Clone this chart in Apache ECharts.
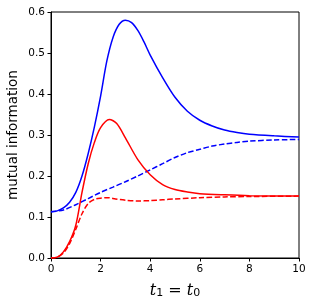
<!DOCTYPE html>
<html><head><meta charset="utf-8">
<script src="https://cdn.jsdelivr.net/npm/echarts@6/dist/echarts.min.js"></script>
<style>html,body{margin:0;padding:0;background:#fff}#c{width:313px;height:307px}</style>
</head><body><div id="c"></div>
<script>
const tBlue = [0,0.25,0.5,0.75,1,1.25,1.5,1.75,2,2.25,2.5,2.75,3,3.25,3.5,3.75,4,4.5,5,5.5,6,6.5,7,7.5,8,9,10];
const blueSolid = [0.113,0.115,0.122,0.136,0.160,0.200,0.255,0.320,0.395,0.480,0.538,0.570,0.580,0.574,0.555,0.527,0.495,0.440,0.392,0.358,0.336,0.322,0.312,0.306,0.302,0.298,0.295];
const tBlueD = [0,0.5,1,1.5,2,2.5,3,3.5,4,4.5,5,5.5,6,6.5,7,7.5,8,9,10];
const blueDashed = [0.113,0.117,0.130,0.145,0.160,0.173,0.186,0.200,0.215,0.230,0.245,0.257,0.265,0.273,0.278,0.282,0.285,0.288,0.289];
const tRed = [0,0.25,0.5,0.75,1,1.25,1.5,1.75,2,2.35,2.65,3,3.5,4,4.5,5,5.5,6,7,8,10];
const redSolid = [0,0.002,0.015,0.040,0.080,0.160,0.230,0.282,0.318,0.338,0.328,0.293,0.240,0.203,0.179,0.167,0.161,0.157,0.154,0.152,0.151];
const tRedD = [0,0.25,0.5,0.75,1,1.25,1.5,1.75,2,2.3,2.6,3,3.5,4,4.5,5,6,7,8,10];
const redDashed = [0,0.002,0.012,0.035,0.070,0.108,0.133,0.143,0.146,0.147,0.144,0.141,0.139,0.140,0.142,0.144,0.147,0.149,0.150,0.151];

const pairs = (xs, ys) => xs.map((x, i) => [x, ys[i]]);
const chart = echarts.init(document.getElementById('c'), null, {renderer: 'canvas'});
const mk = (name, xs, ys, color, dashed) => ({
  name, type: 'line', data: pairs(xs, ys), showSymbol: false, smooth: 0.3,
  lineStyle: {color, width: 1.5, type: dashed ? [5.5, 2.4] : 'solid'},
  animation: false
});
chart.setOption({
  animation: false,
  grid: {left: 51, right: 14, top: 12, bottom: 49, show: true, borderColor: '#000', borderWidth: 1, containLabel: false, outerBoundsMode: 'none'},
  xAxis: {
    type: 'value', min: 0, max: 10, interval: 2,
    name: '{i|t}{s|1}{n| = }{i|t}{s|0}', nameLocation: 'middle', nameGap: 21,
    nameTextStyle: {
      rich: {
        i: {fontFamily: 'DejaVu Serif', fontStyle: 'italic', fontSize: 16, color: '#000', verticalAlign: 'bottom', lineHeight: 20},
        s: {fontFamily: 'DejaVu Sans', fontSize: 11, color: '#000', verticalAlign: 'bottom', lineHeight: 14},
        n: {fontFamily: 'DejaVu Sans', fontSize: 16, color: '#000', verticalAlign: 'bottom', lineHeight: 20}
      }
    },
    axisLine: {show: true, lineStyle: {color: '#000', width: 1}},
    axisTick: {show: true, length: 3.5, lineStyle: {color: '#000', width: 1}},
    axisLabel: {color: '#000', fontSize: 10.5, fontFamily: 'DejaVu Sans', margin: 6},
    splitLine: {show: false}
  },
  yAxis: {
    type: 'value', min: 0, max: 0.6, interval: 0.1,
    name: 'mutual information', nameLocation: 'middle', nameGap: 31, nameMoveOverlap: false,
    nameTextStyle: {color: '#000', fontSize: 13.5, fontFamily: 'DejaVu Sans'},
    axisLine: {show: true, lineStyle: {color: '#000', width: 1}},
    axisTick: {show: true, length: 3.5, lineStyle: {color: '#000', width: 1}},
    axisLabel: {color: '#000', fontSize: 10.5, fontFamily: 'DejaVu Sans', margin: 6, formatter: v => v.toFixed(1)},
    splitLine: {show: false}
  },
  series: [
    mk('blue solid', tBlue, blueSolid, '#0000ff', false),
    mk('blue dashed', tBlueD, blueDashed, '#0000ff', true),
    mk('red solid', tRed, redSolid, '#ff0000', false),
    mk('red dashed', tRedD, redDashed, '#ff0000', true)
  ]
});
</script></body></html>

◆ **TASK TO CARRY OUT**
Transcribe the preceding listing in its entirety and with exact wording, leaving out pictures.

◆ **CORRECT ANSWER**
Clone this chart in Apache ECharts.
<!DOCTYPE html>
<html><head><meta charset="utf-8">
<script src="https://cdn.jsdelivr.net/npm/echarts@6/dist/echarts.min.js"></script>
<style>html,body{margin:0;padding:0;background:#fff}#c{width:313px;height:307px}</style>
</head><body><div id="c"></div>
<script>
const tBlue = [0,0.25,0.5,0.75,1,1.25,1.5,1.75,2,2.25,2.5,2.75,3,3.25,3.5,3.75,4,4.5,5,5.5,6,6.5,7,7.5,8,9,10];
const blueSolid = [0.113,0.115,0.122,0.136,0.160,0.200,0.255,0.320,0.395,0.480,0.538,0.570,0.580,0.574,0.555,0.527,0.495,0.440,0.392,0.358,0.336,0.322,0.312,0.306,0.302,0.298,0.295];
const tBlueD = [0,0.5,1,1.5,2,2.5,3,3.5,4,4.5,5,5.5,6,6.5,7,7.5,8,9,10];
const blueDashed = [0.113,0.117,0.130,0.145,0.160,0.173,0.186,0.200,0.215,0.230,0.245,0.257,0.265,0.273,0.278,0.282,0.285,0.288,0.289];
const tRed = [0,0.25,0.5,0.75,1,1.25,1.5,1.75,2,2.35,2.65,3,3.5,4,4.5,5,5.5,6,7,8,10];
const redSolid = [0,0.002,0.015,0.040,0.080,0.160,0.230,0.282,0.318,0.338,0.328,0.293,0.240,0.203,0.179,0.167,0.161,0.157,0.154,0.152,0.151];
const tRedD = [0,0.25,0.5,0.75,1,1.25,1.5,1.75,2,2.3,2.6,3,3.5,4,4.5,5,6,7,8,10];
const redDashed = [0,0.002,0.012,0.035,0.070,0.108,0.133,0.143,0.146,0.147,0.144,0.141,0.139,0.140,0.142,0.144,0.147,0.149,0.150,0.151];

const pairs = (xs, ys) => xs.map((x, i) => [x, ys[i]]);
const chart = echarts.init(document.getElementById('c'), null, {renderer: 'canvas'});
const mk = (name, xs, ys, color, dashed) => ({
  name, type: 'line', data: pairs(xs, ys), showSymbol: false, smooth: 0.3,
  lineStyle: {color, width: 1.5, type: dashed ? [5.5, 2.4] : 'solid'},
  animation: false
});
chart.setOption({
  animation: false,
  grid: {left: 51, right: 14, top: 12, bottom: 49, show: true, borderColor: '#000', borderWidth: 1, containLabel: false, outerBoundsMode: 'none'},
  xAxis: {
    type: 'value', min: 0, max: 10, interval: 2,
    name: '{i|t}{s|1}{n| = }{i|t}{s|0}', nameLocation: 'middle', nameGap: 21,
    nameTextStyle: {
      rich: {
        i: {fontFamily: 'DejaVu Serif', fontStyle: 'italic', fontSize: 16, color: '#000', verticalAlign: 'bottom', lineHeight: 20},
        s: {fontFamily: 'DejaVu Sans', fontSize: 11, color: '#000', verticalAlign: 'bottom', lineHeight: 14},
        n: {fontFamily: 'DejaVu Sans', fontSize: 16, color: '#000', verticalAlign: 'bottom', lineHeight: 20}
      }
    },
    axisLine: {show: true, lineStyle: {color: '#000', width: 1}},
    axisTick: {show: true, length: 3.5, lineStyle: {color: '#000', width: 1}},
    axisLabel: {color: '#000', fontSize: 10.5, fontFamily: 'DejaVu Sans', margin: 6},
    splitLine: {show: false}
  },
  yAxis: {
    type: 'value', min: 0, max: 0.6, interval: 0.1,
    name: 'mutual information', nameLocation: 'middle', nameGap: 31, nameMoveOverlap: false,
    nameTextStyle: {color: '#000', fontSize: 13.5, fontFamily: 'DejaVu Sans'},
    axisLine: {show: true, lineStyle: {color: '#000', width: 1}},
    axisTick: {show: true, length: 3.5, lineStyle: {color: '#000', width: 1}},
    axisLabel: {color: '#000', fontSize: 10.5, fontFamily: 'DejaVu Sans', margin: 6, formatter: v => v.toFixed(1)},
    splitLine: {show: false}
  },
  series: [
    mk('blue solid', tBlue, blueSolid, '#0000ff', false),
    mk('blue dashed', tBlueD, blueDashed, '#0000ff', true),
    mk('red solid', tRed, redSolid, '#ff0000', false),
    mk('red dashed', tRedD, redDashed, '#ff0000', true)
  ]
});
</script></body></html>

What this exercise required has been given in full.